Two and half years isn’t nearly enough time to feel the rhythm of a place. Apparently, salmon run and cranes dance in locales but a measley hour from my house. I speak of real, live, honest to god, desparately lunging, red-flanked salmon, and big elegant cranes, from woodblock prints. After discovering these facts, I set out to verify them this weekend. Marin’s Samuel P Taylor State Park is supposedly the place for the fish, but despite swolen streams and expectations, they stood me up. I stalked the Cronin Fish Viewing Area on the advice of some hikers down the road, but in vain. I think I was a few weeks late. Also, they usually make their run a few days after hard rain to take advantage of the high water, and it hadn’t seriously rained in a week. Oh well.
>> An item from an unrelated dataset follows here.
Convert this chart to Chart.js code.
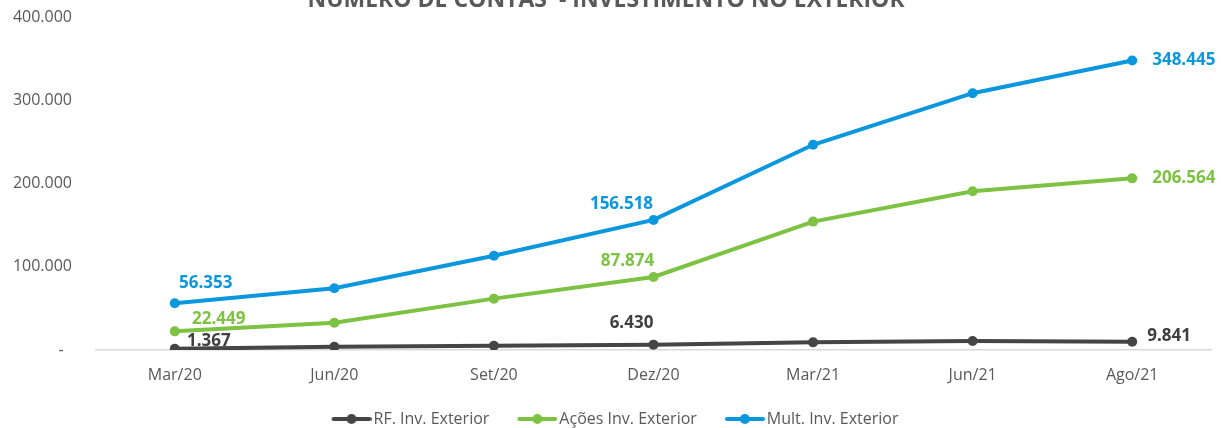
<!DOCTYPE html>
<html>
<head>
<meta charset="utf-8">
<script src="https://cdn.jsdelivr.net/npm/chart.js@4"></script>
<style>
  html, body { margin: 0; padding: 0; background: #ffffff; overflow: hidden; }
  #wrap { position: absolute; left: 0; top: -15px; width: 1221px; height: 452px; }
</style>
</head>
<body>
<div id="wrap"><canvas id="c"></canvas></div>
<script>
const categories = ['Mar/20', 'Jun/20', 'Set/20', 'Dez/20', 'Mar/21', 'Jun/21', 'Ago/21'];
const rfValues = [1367, 4000, 5200, 6430, 9200, 10800, 9841];
const acoesValues = [22449, 32800, 61800, 87874, 154500, 191000, 206564];
const multValues = [56353, 74400, 113500, 156518, 247000, 309000, 348445];
const seriesNames = ['RF. Inv. Exterior', 'Ações Inv. Exterior', 'Mult. Inv. Exterior'];
const yTicks = [0, 100000, 200000, 300000, 400000];
const titleText = 'NÚMERO DE CONTAS  - INVESTIMENTO NO EXTERIOR';

const colors = ['#454545', '#7DC242', '#0A97DD'];

function fmt(v) {
  return String(Math.round(v)).replace(/\B(?=(\d{3})+(?!\d))/g, '.');
}

function legendMarker(color) {
  const c = document.createElement('canvas');
  c.width = 64; c.height = 12;
  const x = c.getContext('2d');
  x.strokeStyle = color; x.lineWidth = 4; x.lineCap = 'round';
  x.beginPath(); x.moveTo(26, 6); x.lineTo(62, 6); x.stroke();
  x.fillStyle = color;
  x.beginPath(); x.arc(44, 6, 5, 0, Math.PI * 2); x.fill();
  return c;
}

const labelPlugin = {
  id: 'pointLabels',
  afterDatasetsDraw(chart, args, opts) {
    const ctx = chart.ctx;
    chart.data.datasets.forEach((ds, di) => {
      const meta = chart.getDatasetMeta(di);
      (opts.spots[di] || []).forEach(s => {
        const el = meta.data[s.i];
        ctx.save();
        ctx.font = 'bold 17px "Open Sans"';
        ctx.fillStyle = opts.colors[di];
        ctx.textAlign = s.align;
        ctx.textBaseline = 'middle';
        ctx.fillText(fmt(ds.data[s.i]), el.x + s.dx, el.y + s.dy);
        ctx.restore();
      });
    });
  }
};

const seriesData = [rfValues, acoesValues, multValues];
const datasets = seriesData.map((d, i) => ({
  label: seriesNames[i],
  data: d,
  borderColor: colors[i],
  backgroundColor: colors[i],
  borderWidth: 4,
  pointRadius: 5,
  pointHoverRadius: 5,
  pointBackgroundColor: colors[i],
  pointBorderWidth: 0,
  tension: 0,
  fill: false
}));

new Chart(document.getElementById('c'), {
  type: 'line',
  data: { labels: categories, datasets: datasets },
  plugins: [labelPlugin],
  options: {
    responsive: true,
    maintainAspectRatio: false,
    animation: false,
    layout: { autoPadding: false, padding: { left: 0, right: 9, top: 0, bottom: 0 } },
    plugins: {
      title: {
        display: true,
        text: titleText,
        color: '#595959',
        font: { family: '"Open Sans"', size: 23, weight: 'bold', lineHeight: 1.2 },
        padding: { top: -3, bottom: 3.6 }
      },
      legend: {
        position: 'bottom',
        labels: {
          usePointStyle: true,
          pointStyleWidth: 52,
          padding: 10,
          color: '#595959',
          font: { family: '"Open Sans"', size: 16 },
          generateLabels(chart) {
            return chart.data.datasets.map((ds, i) => ({
              text: ds.label,
              pointStyle: legendMarker(colors[i]),
              fillStyle: colors[i],
              strokeStyle: colors[i],
              lineWidth: 0,
              hidden: false,
              datasetIndex: i,
              fontColor: '#595959'
            }));
          }
        }
      },
      tooltip: { enabled: false },
      pointLabels: {
        colors: ['#404040', '#7DC242', '#0A97DD'],
        spots: [
          [{ i: 0, align: 'center', dx: 34, dy: -8 }, { i: 3, align: 'center', dx: -22, dy: -22 }, { i: 6, align: 'left', dx: 15, dy: -6 }],
          [{ i: 0, align: 'center', dx: 44, dy: -12 }, { i: 3, align: 'center', dx: -26, dy: -16 }, { i: 6, align: 'left', dx: 20, dy: 0 }],
          [{ i: 0, align: 'center', dx: 31, dy: -20 }, { i: 3, align: 'center', dx: -32, dy: -16 }, { i: 6, align: 'left', dx: 20, dy: 0 }]
        ]
      }
    },
    scales: {
      x: {
        offset: true,
        grid: { display: false },
        border: { display: false },
        ticks: {
          color: '#595959',
          font: { family: '"Open Sans"', size: 16 },
          padding: 8,
          maxRotation: 0
        },
        afterFit(scale) { scale.height = 51; }
      },
      y: {
        min: yTicks[0],
        max: yTicks[yTicks.length - 1],
        afterBuildTicks(scale) { scale.ticks = yTicks.map(v => ({ value: v })); },
        grid: {
          drawTicks: false,
          lineWidth: 1.5,
          color: ctx => (ctx.tick && ctx.tick.value === 0 ? '#d9d9d9' : 'rgba(0,0,0,0)')
        },
        border: { display: false },
        ticks: {
          color: '#595959',
          font: { family: '"Open Sans"', size: 16 },
          padding: 23,
          callback: v => (v === 0 ? '-  ' : fmt(v))
        },
        afterFit(scale) { scale.width = 95; }
      }
    }
  }
});
</script>
</body>
</html>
Misty redwoods and windy roads are reason enough to drive out there.

Sandhill cranes

Cranes were reported to reside on the opposite side, to the east, in the Central Valley, the Cosumnes River Preserve being especially promising. Headed out with some friends from work, across the delta , through flat fields and marshes, some teeming with ducks and geese and thousands of tundra swans (Cygnus columbianus). The preserve was windy in the extreme, but fairly birdy, even in the middle of the afternoon. Coots and northern shovelers in abundance, pintails, plenty of other ducks I couldn’t ID for lack of a scope (a legitimate excuse!), stilts, egrets, etc. We cut across the rail road tracks on Desmond Dr. and before long we came upon a small flock of cranes! Sandhill cranes, Grus canadensis, exceptionally graceful birds. Slate grey, long straight necks, and red forhead. We even saw some performing courtship dances, I think. At sunset they all returned to the shallow waters to roost, and when I say all I mean hundreds, split into flocks of ten to twenty. They didn’t blacken the sky like flying monkeys or anything, but it was impressive all the same.

Cranes at sunset

I think the most impressive part of the trip was the sheer masses of wintering birds. Hundreds of cranes, thousands of swans and white-fronted geese. As I was driving back and the sun’s last and longest rays receded behind the Coast Ranges before a front of inky blue, waves and waves of birds flew overhead, returning to roost, not in V’s so much as undulating waves, like the edge of an auroral curtain. Can’t beat that olde time religion.